The South Korean and Chinese, especially Taiwan, experience of building a high quality education system with a range of science schools and science parks, and centres, using PPP mode, encouraged creativity, leading them to make breakthroughs in science and technology in their respective economies.
- The fact remains the rate of movement (economic growth) is too slow in Sri Lanka.
- Domestic power game in politics and confusion that it brings about to business community and lack of steady state of affairs, can bring about many distortions and disruptions to be entrapped in the middle-income level
- This transfer process would also involve a change in settlement pattern and demand for new housing areas, houses, utilities and road and transport, together with other social infrastructure (schools, hospitals, markets).
- As this transformation takes place, the structure of the economy’s output (GDP) and employment tends to change both in character and content, quantitatively and qualitatively.
This strategy of developing science and technology savvy entrepreneur class and an educated and Science exposed work force to match, remained the key bulwark, particularly for the South Korean economic success. This led to South Korea gaining competency in cost-advantage in manufacturing of a range of sophisticated products- from ships, trucks, autos and consumer electronics-for far-flung export markets, thus gaining a competitive edge over foreign competitors-more importantly an international image of quality production.
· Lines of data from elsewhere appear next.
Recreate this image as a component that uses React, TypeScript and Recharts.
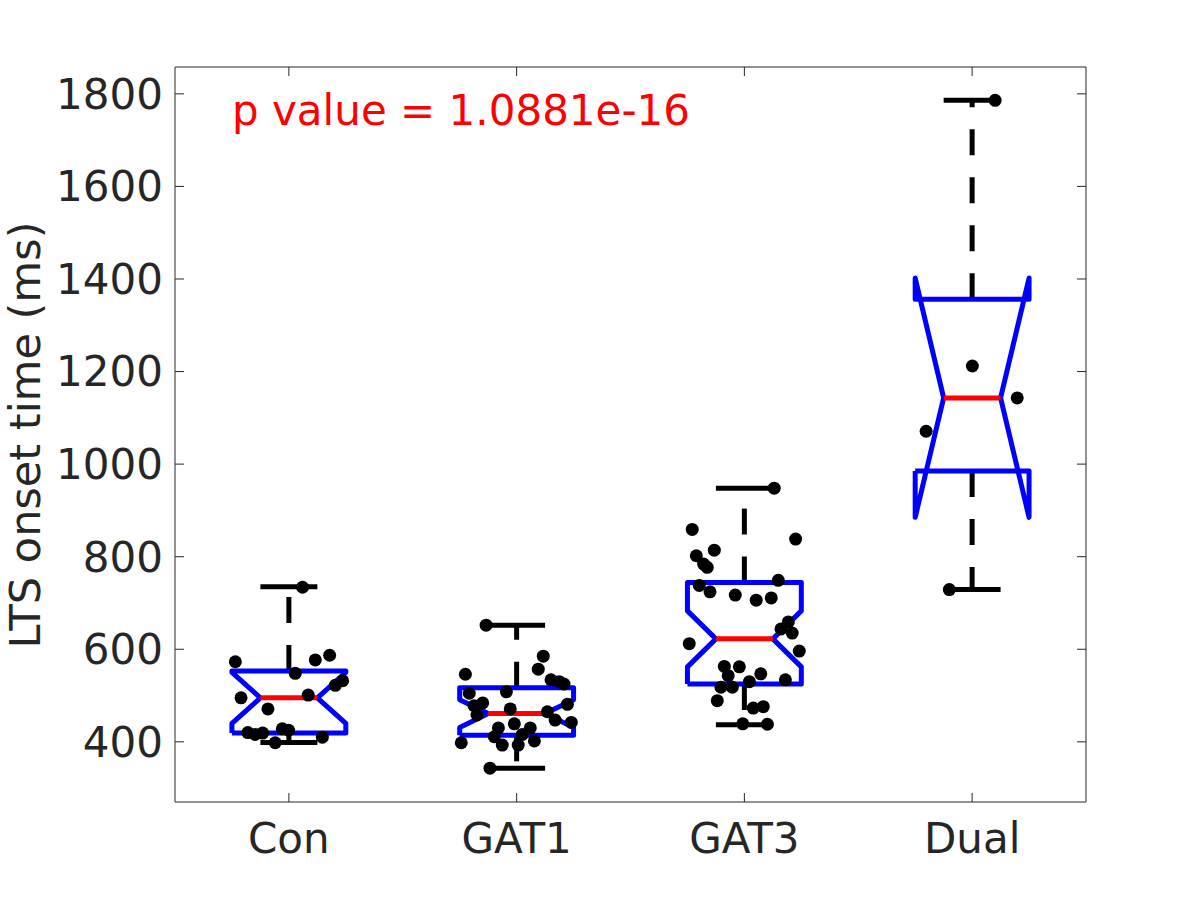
import { ComposedChart, Line, Scatter, XAxis, YAxis } from "recharts";

const categories = ["Con", "GAT1", "GAT3", "Dual"];
const yTicks = [400, 600, 800, 1000, 1200, 1400, 1600, 1800];

// box statistics, one per group
const upperWhisker = [735, 652, 948, 1786];
const q3 = [553, 517, 744, 1356];
const notchHigh = [550, 491, 683, 1402];
const median = [495, 461, 622.5, 1143];
const notchLow = [440, 431, 562, 885];
const q1 = [419, 414, 525, 985];
const lowerWhisker = [398.5, 343, 437, 729];

// raw observations + horizontal jitter (category units)
const conValues = [734, 573, 577, 587, 548, 522, 532, 495, 501, 471, 420, 416, 419, 428, 425, 410, 398];
const conJitter = [0.06, -0.235, 0.116, 0.179, 0.028, 0.204, 0.236, -0.21, 0.085, -0.092, -0.18, -0.148, -0.115, -0.029, -0.001, 0.147, -0.06];

const gat1Values = [652, 585, 546, 557, 534, 530, 525, 505, 508, 478, 484, 458, 471, 481, 465, 447, 442, 439, 430, 430, 411, 416, 402, 393, 393, 398, 343];
const gat1Jitter = [-0.134, 0.117, -0.225, 0.095, 0.151, 0.187, 0.208, -0.208, -0.045, -0.187, -0.149, -0.174, -0.028, 0.223, 0.135, 0.169, 0.24, -0.01, -0.08, 0.06, -0.098, 0.025, 0.078, -0.063, 0.007, -0.243, -0.117];

const gat3Values = [948, 859, 838, 814, 802, 784, 777, 749, 738, 724, 717, 706, 711, 659, 644, 635, 612, 596, 563, 562, 543, 547, 534, 530, 518, 518, 489, 473, 476, 439, 438];
const gat3Jitter = [0.131, -0.229, 0.225, -0.132, -0.211, -0.179, -0.163, 0.149, -0.198, -0.151, -0.04, 0.052, 0.118, 0.193, 0.161, 0.21, -0.242, 0.241, -0.088, -0.022, -0.071, 0.072, 0.18, 0.022, -0.103, -0.053, -0.119, 0.039, 0.083, -0.007, 0.101];

const dualValues = [1786, 1212, 1143, 1071, 729];
const dualJitter = [0.101, 0.001, 0.198, -0.202, -0.1];

const groupValues = [conValues, gat1Values, gat3Values, dualValues];
const groupJitter = [conJitter, gat1Jitter, gat3Jitter, dualJitter];

const BOX_HALF = 0.25;
const NOTCH_HALF = 0.125;
const CAP_HALF = 0.125;

const FONT = "DejaVu Sans";
const INK = "#262626";
const TICK = { fontSize: 42, fill: INK, fontFamily: FONT };

// notched outline as a closed path through the quartiles
function outline(i: number) {
  const c = i + 1;
  const l = c - BOX_HALF;
  const r = c + BOX_HALF;
  return [
    { x: l, y: q1[i] },
    { x: l, y: notchLow[i] },
    { x: c - NOTCH_HALF, y: median[i] },
    { x: l, y: notchHigh[i] },
    { x: l, y: q3[i] },
    { x: r, y: q3[i] },
    { x: r, y: notchHigh[i] },
    { x: c + NOTCH_HALF, y: median[i] },
    { x: r, y: notchLow[i] },
    { x: r, y: q1[i] },
    { x: l, y: q1[i] },
  ];
}

const points = groupValues.flatMap((vals, g) =>
  vals.map((v, k) => ({ x: g + 1 + groupJitter[g][k], y: v }))
);

function seg(key: string, data: { x: number; y: number }[], stroke: string, dashed = false) {
  return (
    <Line
      key={key}
      xAxisId="b"
      yAxisId="l"
      data={data}
      dataKey="y"
      stroke={stroke}
      strokeWidth={5}
      strokeDasharray={dashed ? "26 22" : undefined}
      strokeLinejoin="round"
      dot={false}
      activeDot={false}
      isAnimationActive={false}
    />
  );
}

export default function App() {
  return (
    <div style={{ position: "absolute", left: 0, top: 0, width: 1200, height: 900, background: "#fff" }}>
      <ComposedChart width={1200} height={900} margin={{ top: 57, right: 104, bottom: 38, left: 0 }}>
        <XAxis
          xAxisId="b"
          type="number"
          dataKey="x"
          domain={[0.5, 4.5]}
          ticks={[1, 2, 3, 4]}
          tickFormatter={(v) => categories[v - 1]}
          height={60}
          tickSize={-9}
          tickMargin={30}
          tick={TICK}
          stroke={INK}
          allowDataOverflow
        />
        <XAxis
          xAxisId="t"
          orientation="top"
          type="number"
          dataKey="x"
          domain={[0.5, 4.5]}
          ticks={[1, 2, 3, 4]}
          tickFormatter={() => ""}
          height={10}
          tickSize={-9}
          stroke={INK}
          allowDataOverflow
        />
        <YAxis
          yAxisId="l"
          type="number"
          dataKey="y"
          domain={[270, 1858]}
          ticks={yTicks}
          width={175}
          tickSize={-9}
          tickMargin={21}
          tick={TICK}
          stroke={INK}
          allowDataOverflow
        />
        <YAxis
          yAxisId="r"
          orientation="right"
          type="number"
          dataKey="y"
          domain={[270, 1858]}
          ticks={yTicks}
          tickFormatter={() => ""}
          width={10}
          tickSize={-9}
          stroke={INK}
          allowDataOverflow
        />

        {categories.map((_, i) => seg("wu" + i, [{ x: i + 1, y: q3[i] }, { x: i + 1, y: upperWhisker[i] }], "#000", true))}
        {categories.map((_, i) => seg("wl" + i, [{ x: i + 1, y: q1[i] }, { x: i + 1, y: lowerWhisker[i] }], "#000", true))}
        {categories.map((_, i) =>
          seg("cu" + i, [{ x: i + 1 - CAP_HALF, y: upperWhisker[i] }, { x: i + 1 + CAP_HALF, y: upperWhisker[i] }], "#000")
        )}
        {categories.map((_, i) =>
          seg("cl" + i, [{ x: i + 1 - CAP_HALF, y: lowerWhisker[i] }, { x: i + 1 + CAP_HALF, y: lowerWhisker[i] }], "#000")
        )}
        {categories.map((_, i) => seg("box" + i, outline(i), "#0000ff"))}
        {categories.map((_, i) =>
          seg("med" + i, [{ x: i + 1 - NOTCH_HALF, y: median[i] }, { x: i + 1 + NOTCH_HALF, y: median[i] }], "#ff0000")
        )}

        <Scatter
          xAxisId="b"
          yAxisId="l"
          data={points}
          dataKey="y"
          fill="#000"
          shape={(p: any) => <circle cx={p.cx} cy={p.cy} r={6.5} fill="#000" />}
          isAnimationActive={false}
        />

        <text
          x={40}
          y={435}
          transform="rotate(-90 40 435)"
          textAnchor="middle"
          fontSize={43}
          fontFamily={FONT}
          fill={INK}
        >
          LTS onset time (ms)
        </text>
        <text x={232} y={125} fontSize={42} fontFamily={FONT} fill="#ff0000">
          p value = 1.0881e-16
        </text>
      </ComposedChart>
    </div>
  );
}
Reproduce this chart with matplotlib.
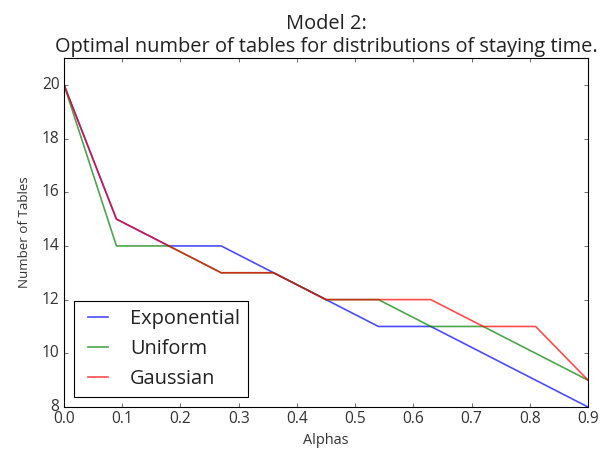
import numpy as np
import matplotlib
matplotlib.use("Agg")
import matplotlib.pyplot as plt

plt.style.use("classic")
plt.rcParams["font.family"] = ["Open Sans", "DejaVu Sans"]

alphas = [0.0, 0.09, 0.18, 0.27, 0.36, 0.45, 0.54, 0.63, 0.72, 0.81, 0.9]
exponential = [20, 15, 14, 14, 13, 12, 11, 11, 10, 9, 8]
uniform = [20, 14, 14, 13, 13, 12, 12, 11, 11, 10, 9]
gaussian = [20, 15, 14, 13, 13, 12, 12, 12, 11, 11, 9]

fig = plt.figure(figsize=(7.5, 455 / 80), dpi=80)
fig.patch.set_facecolor("white")
ax = fig.add_axes([0.1067, 0.1055, 0.8733, 0.767])

ax.plot(alphas, exponential, "b", alpha=0.7, lw=1.5, label="Exponential")
ax.plot(alphas, uniform, "g", alpha=0.7, lw=1.5, label="Uniform")
ax.plot(alphas, gaussian, "r", alpha=0.7, lw=1.5, label="Gaussian")

ax.set_xlim(0, 0.9)
ax.set_ylim(8, 21)
ax.set_yticks(np.arange(8, 21, 2))
ax.set_xlabel("Alphas", fontsize=13, color="#333333")
ax.set_ylabel("Number of Tables", fontsize=12, color="#333333", labelpad=10)
ax.tick_params(labelsize=14, labelcolor="#333333")
ax.set_title("Model 2:\nOptimal number of tables for distributions of staying time.",
             fontsize=18, color="#222222")
leg = ax.legend(loc="lower left", fontsize=18, handlelength=1.6)
for t in leg.get_texts():
    t.set_color("#222222")

fig.savefig("out.png", dpi=80, facecolor="white")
Thus the South Korean example of a traditional agrarian economy taking up science and technology strategies seriously for development was the key factor to note here.
The active part played by ex-army officers in developing private sector enterprises (Family businesses) must also be recognised as an endogenous Korean factor within the Korean development strategy.
The prevailing conflict condition between North and South Koreas had not detered the pace of rapid development in South Korea. But on the contrary, the conflict appeared to have acted as a stimulant and a compelling force-not merely to survive but also to effect a massive civilian advancement and development, to outshine the dragging conflict.
This provides a powerful message to others in similar predicament. The Sri Lankans, can read a lot into the economic histories of these of these nations, which have successfully overcome the middle-income trap (MIT).